The time trial on the first day was exciting. I was giddy after my run. I didn't have a full time trial bike but I managed to slap together an acceptable setup on my road bike. Zipp clip-on aero bars, a shorter stem, and a Profile Design fast forward seatpost put me in a comfortable and aero position even though it looked ugly as hell! I wore an aero skin suit and one of those teardrop aero helmets like a scene from the movie Aliens. I looked fast and felt fast even if I turned my road bike into a jalopy of sorts. I won the TT in my age group but was 2nd overall against all the Cat 5s. Yea, I know that sounds confusing. I was happy none-the-less and dreaming of getting a full TT bike for the future.

Back to the last stage. About 10 or so of us made it up the first climb of the day that broke up the group and we sailed along together until the final climb of the day. I did my best to conserve energy and this was aided by a well working group. We kept up a pace fast enough to avoid getting caught by the chasing group and distributed the work among everyone without one person putting in too much work. When the final climb came, I knew I didn't have the legs to attack early so I watched and waited for the others. When my rival in 2nd place attacked, I had to go with him and try to keep him within reach. That lasted for a while but then when the road went up over 15% gradient I was now losing contact.

Platte Cove Rd otherwise known as the Devil's Kitchen is a befitting name.

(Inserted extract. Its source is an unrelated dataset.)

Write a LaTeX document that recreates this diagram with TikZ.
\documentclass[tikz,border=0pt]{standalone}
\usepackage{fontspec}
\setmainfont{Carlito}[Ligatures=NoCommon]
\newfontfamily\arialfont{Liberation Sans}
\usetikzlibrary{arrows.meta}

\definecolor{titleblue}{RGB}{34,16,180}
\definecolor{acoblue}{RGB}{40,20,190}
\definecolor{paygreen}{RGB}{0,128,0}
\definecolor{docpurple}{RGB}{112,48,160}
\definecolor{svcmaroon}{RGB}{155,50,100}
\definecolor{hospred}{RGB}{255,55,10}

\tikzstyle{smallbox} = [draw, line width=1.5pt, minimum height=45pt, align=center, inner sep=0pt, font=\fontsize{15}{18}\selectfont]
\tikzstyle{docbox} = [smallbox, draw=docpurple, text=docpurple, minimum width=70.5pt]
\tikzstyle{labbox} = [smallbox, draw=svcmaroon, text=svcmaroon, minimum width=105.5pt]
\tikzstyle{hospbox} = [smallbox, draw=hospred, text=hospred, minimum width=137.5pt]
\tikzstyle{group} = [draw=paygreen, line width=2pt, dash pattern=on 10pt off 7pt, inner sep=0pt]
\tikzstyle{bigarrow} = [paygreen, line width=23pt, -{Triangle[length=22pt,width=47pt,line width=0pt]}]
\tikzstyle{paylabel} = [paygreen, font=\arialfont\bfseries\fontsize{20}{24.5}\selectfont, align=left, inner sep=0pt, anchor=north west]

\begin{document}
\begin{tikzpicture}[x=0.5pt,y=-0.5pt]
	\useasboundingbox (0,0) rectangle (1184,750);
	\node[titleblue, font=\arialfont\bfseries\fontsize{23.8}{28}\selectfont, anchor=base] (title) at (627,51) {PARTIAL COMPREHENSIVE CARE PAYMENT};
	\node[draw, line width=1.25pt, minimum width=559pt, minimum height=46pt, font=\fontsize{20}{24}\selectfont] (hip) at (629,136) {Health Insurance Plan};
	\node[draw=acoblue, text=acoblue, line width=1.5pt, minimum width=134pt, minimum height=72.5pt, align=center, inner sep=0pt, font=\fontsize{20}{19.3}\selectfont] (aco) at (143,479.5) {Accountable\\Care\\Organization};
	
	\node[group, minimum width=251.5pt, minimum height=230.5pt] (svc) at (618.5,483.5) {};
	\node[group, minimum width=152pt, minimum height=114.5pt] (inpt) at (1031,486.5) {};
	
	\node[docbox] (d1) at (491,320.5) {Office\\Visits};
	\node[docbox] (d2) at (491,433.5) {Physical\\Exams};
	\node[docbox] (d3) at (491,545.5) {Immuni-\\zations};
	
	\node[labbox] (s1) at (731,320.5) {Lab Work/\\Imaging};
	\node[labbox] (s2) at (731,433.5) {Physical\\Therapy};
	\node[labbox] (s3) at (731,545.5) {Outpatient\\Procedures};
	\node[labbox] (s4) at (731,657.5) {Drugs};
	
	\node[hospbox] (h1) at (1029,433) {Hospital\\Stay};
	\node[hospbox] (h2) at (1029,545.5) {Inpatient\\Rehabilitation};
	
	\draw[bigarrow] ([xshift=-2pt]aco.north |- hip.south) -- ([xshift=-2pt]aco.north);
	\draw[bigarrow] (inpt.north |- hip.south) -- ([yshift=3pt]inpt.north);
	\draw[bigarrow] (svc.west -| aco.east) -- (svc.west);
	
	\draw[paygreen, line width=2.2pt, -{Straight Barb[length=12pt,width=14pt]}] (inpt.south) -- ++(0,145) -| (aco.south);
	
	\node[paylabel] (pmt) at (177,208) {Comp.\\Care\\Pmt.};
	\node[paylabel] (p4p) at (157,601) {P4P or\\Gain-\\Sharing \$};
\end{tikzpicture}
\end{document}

This is a hellacious climb. The road is narrow and steep. There isn't much to look at except the asphalt continually rising in front of you. The air is stagnant and the temperature seems to rise the deeper you climb. My legs were exhausted, my heart rate was pegged within 10% of its maximum. In other words, I was at my limit but I needed to go harder, faster, or else I would lose this race. All day I knew I needed to come up with something "special" for the Kitchen, meaning, I knew I was in trouble but was hoping I could push through the fatigue and find some strength to carry me to the top and still be in contention.

So I rode my own race on that climb. I abandoned the idea of keeping my rival within sight. I simply didn't have the legs and he did. I knew that once I got to the top, I would have to give it all I had and try and salvage my lead to still win the race. After the climb ended, there was still another 6 miles of rolling terrain until the finish. One other rider was attached to my wheel and I pulled him along for a while until I finally asked for some help with the pace. He was able to put in a couple of turns in the front which gave me some brief recovery.

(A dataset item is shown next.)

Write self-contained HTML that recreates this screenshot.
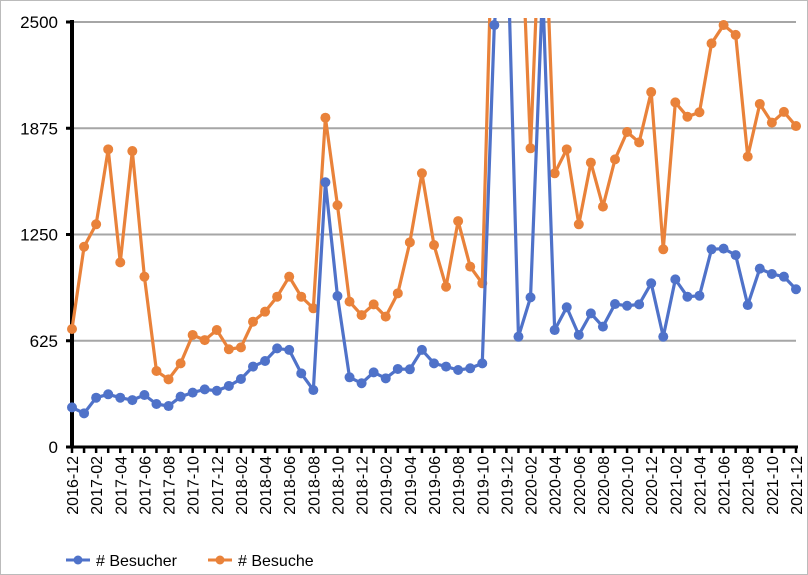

I needed to go faster, I was getting desperate, I had no idea how far ahead my rival was. I could see people up the road. Who were they? My rival? Others? So I pressed on the gas pedal, my legs began to scream, I could feel the onset of cramping but was able to keep it in check. I lost my partner, he was done and no longer able to stay with me. I passed other riders along the course, but not my main rival. Ah! The finish line was just ahead, one last sprint, I needed every second.

In the end, that final effort worked. I won the overall by a scant 10 seconds. Never give up I say!

Kudos to my mother-in-law for this award winning birthday card. That's the photo at the top. Me and my amazing Cat-skills, get it!?